Gorn, the developer, said those concerns are baseless.

Rudo steps forward

On April 6, dozens of residents of the county's second councilmanic district came to Randallstown High School to speak for or, more often, against requests to rezone property in their communities. But no one from Avalon Courtyard Homes stood to be heard about Questar's plans - until Howard Rudo stepped forward.

After telling the board about the contract restrictions, Rudo asked his neighbors to stand. About two dozen did. "There are others who are afraid even to attend this meeting," Rudo told the board.

Later, planning board Chairman Kenneth N. Oliver said, "We were kind of shocked when people couldn't say anything."

Some who were at the hearing received letters from Questar's lawyer that said: "My clients are currently evaluating what actions they should take with regard to this breach of your agreements."

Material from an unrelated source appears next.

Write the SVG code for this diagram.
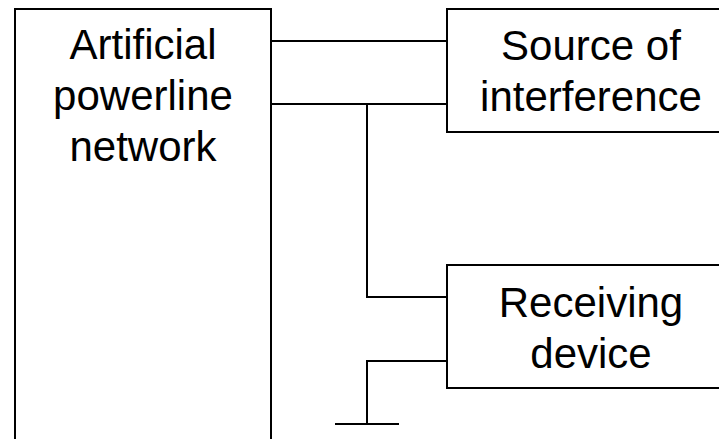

Lawyers interviewed questioned whether Avalon's contract provision would stand up in court. "There are reasons that people shouldn't have to live with what they sign," said Blom, the University of Maryland law professor. "Yes, you are expected to read and understand what you're signing. At the same time, the law provides for people to challenge what is unreasonable and not in keeping with fair practices."

Residents of Avalon Courtyard Homes say their community association has retained lawyers to explore their next move, but they declined to be more specific. Gorn, who met with the community earlier this spring, said he is willing to meet again to discuss his plans.

The planning board will discuss the Avalon rezoning proposal and other requests for the second councilmanic district at a work session May 23 and will make its recommendations next month.

In the end, Kevin B. Kamenetz, the district's councilman, will decide on the rezoning request.

Kamenetz said the contract provision raises "some First Amendment issues."

He added: "The bottom line is, whether anyone wants to speak with me, either in confidence or in public, regarding their concerns about a zoning issue, I'm happy to meet with them."